[Start]

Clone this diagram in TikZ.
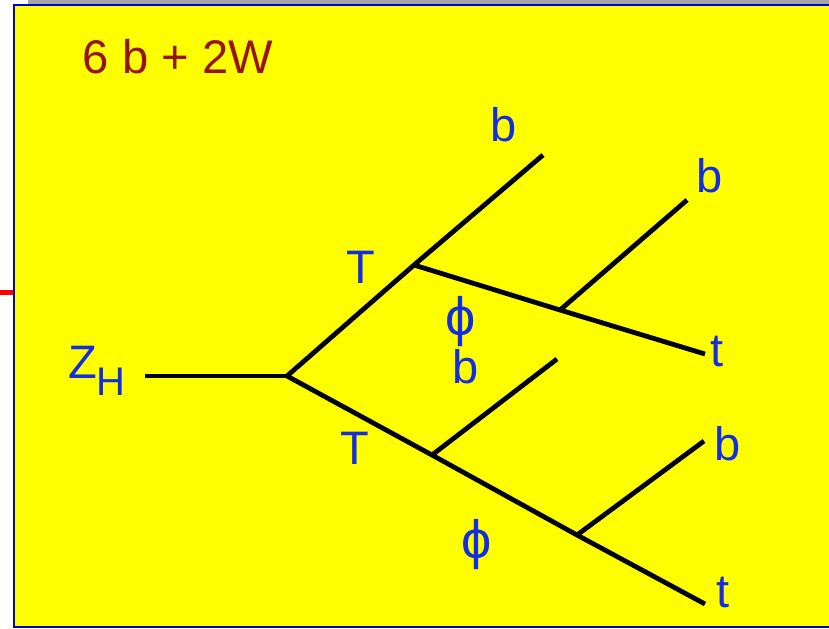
\documentclass[tikz,border=0pt]{standalone}
\usepackage{fontspec}
\setmainfont{Liberation Sans}
\definecolor{labelblue}{RGB}{20,45,225}
\definecolor{titlered}{RGB}{150,20,0}
\definecolor{paneyellow}{RGB}{255,255,0}
\begin{document}
\begin{tikzpicture}[x=0.5pt, y=-0.5pt,
        leg/.style={line width=2.4pt, line cap=butt},
        lbl/.style={text=labelblue, font=\fontsize{23.5}{27}\selectfont, inner sep=0pt},
        philbl/.style={lbl, font=\fontsize{27}{30}\selectfont}]

        % (x, y): x to the right, y downwards, in pixels of the slide
        \useasboundingbox (0, 0) rectangle (829, 628);

        % the slide
        \fill[gray!70] (28, 0) rectangle (829, 5);
        \begin{scope}
            \clip (0, 0) rectangle (829, 628);
            \filldraw[fill=paneyellow, draw=blue!85!black, line width=1.2pt] (14, 5) rectangle (840, 627);
        \end{scope}
        \draw[red, line width=2.5pt] (0, 292) -- (13, 292);

        \node[text=titlered, font=\fontsize{23.6}{27}\selectfont, inner sep=0pt] (title) at (178, 57) {6 b + 2W};

        % vertices
        \coordinate (zh) at (145, 376);
        \coordinate (a) at (287, 376);
        \coordinate (b1) at (414, 265);
        \coordinate (b1end) at (543, 155);
        \coordinate (c1) at (560, 310);
        \coordinate (c1end) at (687, 200);
        \coordinate (t1end) at (705, 354);
        \coordinate (b2) at (432, 455);
        \coordinate (b2end) at (557, 359);
        \coordinate (c2) at (577, 535);
        \coordinate (c2end) at (704, 441);
        \coordinate (t2end) at (705, 604);

        \draw[leg] (zh) -- (a);
        \draw[leg] (a) -- (b1) -- (b1end);
        \draw[leg] (b1) -- (c1) -- (t1end);
        \draw[leg] (c1) -- (c1end);
        \draw[leg] (a) -- (b2) -- (c2) -- (t2end);
        \draw[leg] (b2) -- (b2end);
        \draw[leg] (c2) -- (c2end);

        % labels
        \node[lbl] (zhlabel) at (97, 371) {Z\raisebox{-8.5pt}{\fontsize{20}{23}\selectfont H}};
        \node[lbl] (tup) at (361, 267) {T};
        \node[lbl] (tdown) at (355, 448) {T};
        \node[philbl] (phiup) at (461, 322) {ϕ};
        \node[philbl] (phidown) at (477, 545) {ϕ};
        \node[lbl] (bup) at (504, 125) {b};
        \node[lbl] (bmid) at (466, 367) {b};
        \node[lbl] (bright) at (710, 176) {b};
        \node[lbl] (blow) at (728, 444) {b};
        \node[lbl] (tright) at (717, 351) {t};
        \node[lbl] (tlow) at (723, 592) {t};

    \end{tikzpicture}
\end{document}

[End]

- [GIVEN PROBLEM]: Copy the data exactly. Any picture it contains is to be omitted.

- [ANSWER TO THE EXERCISE]:
Clone this diagram in TikZ.
\documentclass[tikz,border=0pt]{standalone}
\usepackage{fontspec}
\setmainfont{Liberation Sans}
\definecolor{labelblue}{RGB}{20,45,225}
\definecolor{titlered}{RGB}{150,20,0}
\definecolor{paneyellow}{RGB}{255,255,0}
\begin{document}
\begin{tikzpicture}[x=0.5pt, y=-0.5pt,
        leg/.style={line width=2.4pt, line cap=butt},
        lbl/.style={text=labelblue, font=\fontsize{23.5}{27}\selectfont, inner sep=0pt},
        philbl/.style={lbl, font=\fontsize{27}{30}\selectfont}]

        % (x, y): x to the right, y downwards, in pixels of the slide
        \useasboundingbox (0, 0) rectangle (829, 628);

        % the slide
        \fill[gray!70] (28, 0) rectangle (829, 5);
        \begin{scope}
            \clip (0, 0) rectangle (829, 628);
            \filldraw[fill=paneyellow, draw=blue!85!black, line width=1.2pt] (14, 5) rectangle (840, 627);
        \end{scope}
        \draw[red, line width=2.5pt] (0, 292) -- (13, 292);

        \node[text=titlered, font=\fontsize{23.6}{27}\selectfont, inner sep=0pt] (title) at (178, 57) {6 b + 2W};

        % vertices
        \coordinate (zh) at (145, 376);
        \coordinate (a) at (287, 376);
        \coordinate (b1) at (414, 265);
        \coordinate (b1end) at (543, 155);
        \coordinate (c1) at (560, 310);
        \coordinate (c1end) at (687, 200);
        \coordinate (t1end) at (705, 354);
        \coordinate (b2) at (432, 455);
        \coordinate (b2end) at (557, 359);
        \coordinate (c2) at (577, 535);
        \coordinate (c2end) at (704, 441);
        \coordinate (t2end) at (705, 604);

        \draw[leg] (zh) -- (a);
        \draw[leg] (a) -- (b1) -- (b1end);
        \draw[leg] (b1) -- (c1) -- (t1end);
        \draw[leg] (c1) -- (c1end);
        \draw[leg] (a) -- (b2) -- (c2) -- (t2end);
        \draw[leg] (b2) -- (b2end);
        \draw[leg] (c2) -- (c2end);

        % labels
        \node[lbl] (zhlabel) at (97, 371) {Z\raisebox{-8.5pt}{\fontsize{20}{23}\selectfont H}};
        \node[lbl] (tup) at (361, 267) {T};
        \node[lbl] (tdown) at (355, 448) {T};
        \node[philbl] (phiup) at (461, 322) {ϕ};
        \node[philbl] (phidown) at (477, 545) {ϕ};
        \node[lbl] (bup) at (504, 125) {b};
        \node[lbl] (bmid) at (466, 367) {b};
        \node[lbl] (bright) at (710, 176) {b};
        \node[lbl] (blow) at (728, 444) {b};
        \node[lbl] (tright) at (717, 351) {t};
        \node[lbl] (tlow) at (723, 592) {t};

    \end{tikzpicture}
\end{document}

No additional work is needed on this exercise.